As David and I turned onto Metcalf Road yesterday, headed for the kayak launch spot on Squaw Cove, a wave of memory passed through me, bringing back all the years of getting ready for a week on the lake, all the years of Eric and I kayaking to favorite spots to swim and pick berries and relax, all the years of dipping our paddles into the clear lake water as we watched the march of the Sandwich Range mountains fading into the haze of summer days on the north shore.
Yesterday on the lake was perfect. It was viciously hot in most of the country, but fine sitting on the fine white sand beaches of Squam Lake, half-submerged in water. David and I paddled and swam and read and had a picnic and I wrote in my Island Journal, a memoir I’m writing that I can only write while on islands (more on that in a later post). We went to three islands yesterday. At one point I asked David how he was doing (not an easy week for either or us, for reasons as easy to ascribe to the heat as anything else) and he said, “I’m great. This is the essential ‘us.’ Getting out into the world and moving and being and enjoying”

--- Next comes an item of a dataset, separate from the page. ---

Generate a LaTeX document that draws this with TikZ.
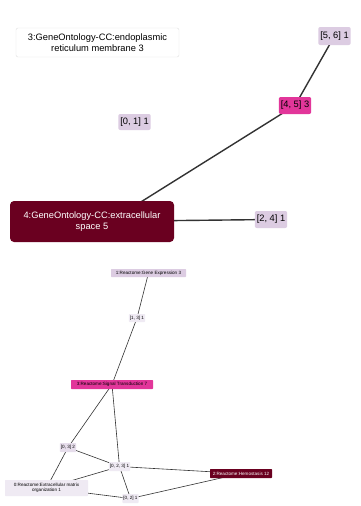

We didn’t leave the lake until dinner time, driven back to our car by hunger. We picked up sandwiches in Holderness and ate sitting on a dock, watching the light fade over the water. Yes, maybe it was a week too hot for blogging, a week to hot for anything but getting done what had to be done. But it was an evening cool enough for imagination, after a week soaked in the sweat of real life and obligation. Time to let go. Time to float into a weekend as the cooler air moved in.